**EXERCISE BRIEF**
Return every line of the records below verbatim, with no pictures in the copy.

**DATA PROVIDED**
━━━━━━

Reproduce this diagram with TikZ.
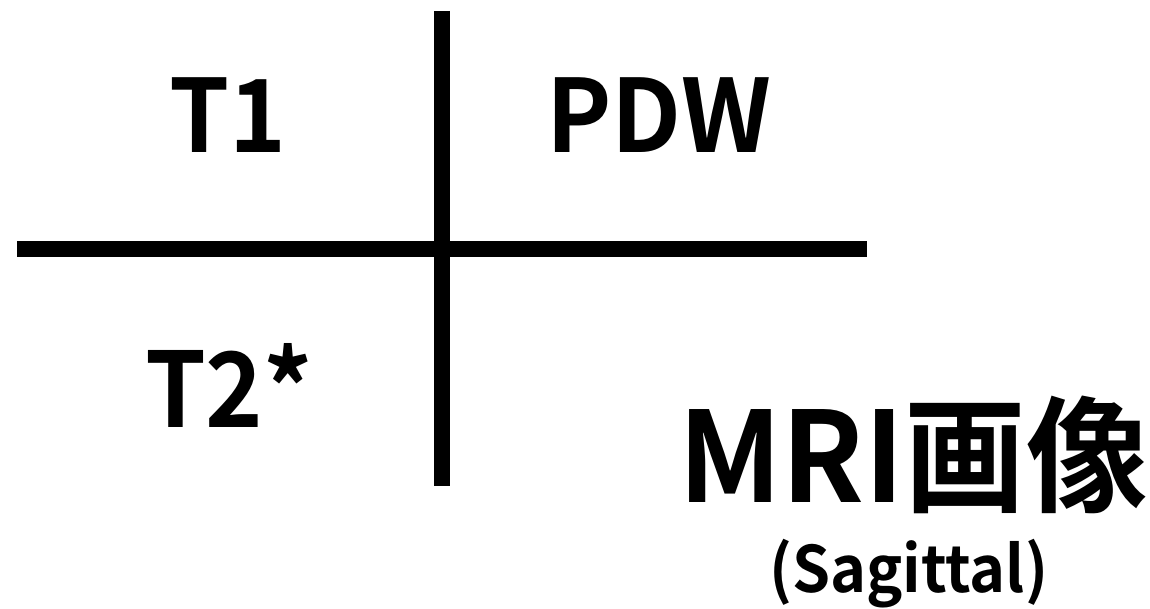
\documentclass[tikz,border=0pt]{standalone}
\usepackage{graphicx}
\usepackage{fontspec}
\setmainfont{Noto Sans CJK JP}[BoldFont={Noto Sans CJK JP Bold}]
\newsavebox\fitbox
\newcommand\fitw[3]{\sbox\fitbox{\fontsize{#2}{#2}\selectfont\bfseries #3}\pgfmathsetmacro\fitsf{#1/\the\wd\fitbox}\scalebox{\fitsf}[1]{\usebox\fitbox}}
\begin{document}
\begin{tikzpicture}[x=1pt,y=1pt,
  lbl/.style={inner sep=0pt,outer sep=0pt,anchor=base},
  bar/.style={line width=16pt,line cap=butt,black}]
\useasboundingbox (0,0) rectangle (1150,-609);
\coordinate (vtop) at (442,-11);
\coordinate (vbot) at (442,-486);
\coordinate (hl) at (17,-249);
\coordinate (hr) at (867,-249);
\draw[bar] (vtop) -- (vbot);
\draw[bar] (hl) -- (hr);
\node[lbl] (t1) at (227.5,-153) {\fitw{117}{101}{T1}};
\node[lbl] (pdw) at (658.5,-153) {\fitw{225}{101}{PDW}};
\node[lbl] (t2) at (229,-427) {\fitw{168}{104}{T2*}};
\node[lbl] (mri) at (913,-502) {\fitw{470}{125.5}{MRI画像}};
\node[lbl] (sag) at (908.5,-592) {\fitw{279}{64}{(Sagittal)}};
\end{tikzpicture}
\end{document}
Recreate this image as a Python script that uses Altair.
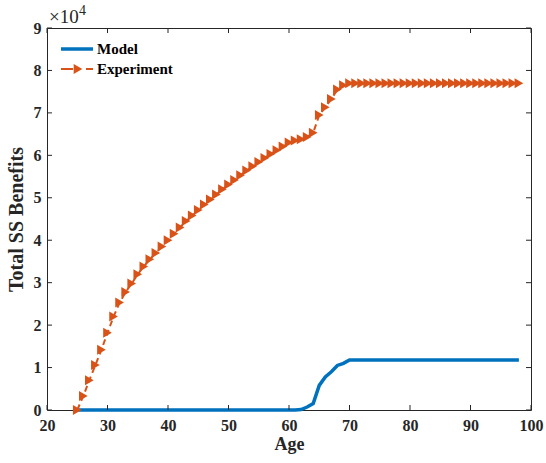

━━━━━━

**SOLUTION TO THE PROBLEM**
Reproduce this diagram with TikZ.
\documentclass[tikz,border=0pt]{standalone}
\usepackage{graphicx}
\usepackage{fontspec}
\setmainfont{Noto Sans CJK JP}[BoldFont={Noto Sans CJK JP Bold}]
\newsavebox\fitbox
\newcommand\fitw[3]{\sbox\fitbox{\fontsize{#2}{#2}\selectfont\bfseries #3}\pgfmathsetmacro\fitsf{#1/\the\wd\fitbox}\scalebox{\fitsf}[1]{\usebox\fitbox}}
\begin{document}
\begin{tikzpicture}[x=1pt,y=1pt,
  lbl/.style={inner sep=0pt,outer sep=0pt,anchor=base},
  bar/.style={line width=16pt,line cap=butt,black}]
\useasboundingbox (0,0) rectangle (1150,-609);
\coordinate (vtop) at (442,-11);
\coordinate (vbot) at (442,-486);
\coordinate (hl) at (17,-249);
\coordinate (hr) at (867,-249);
\draw[bar] (vtop) -- (vbot);
\draw[bar] (hl) -- (hr);
\node[lbl] (t1) at (227.5,-153) {\fitw{117}{101}{T1}};
\node[lbl] (pdw) at (658.5,-153) {\fitw{225}{101}{PDW}};
\node[lbl] (t2) at (229,-427) {\fitw{168}{104}{T2*}};
\node[lbl] (mri) at (913,-502) {\fitw{470}{125.5}{MRI画像}};
\node[lbl] (sag) at (908.5,-592) {\fitw{279}{64}{(Sagittal)}};
\end{tikzpicture}
\end{document}
Recreate this image as a Python script that uses Altair.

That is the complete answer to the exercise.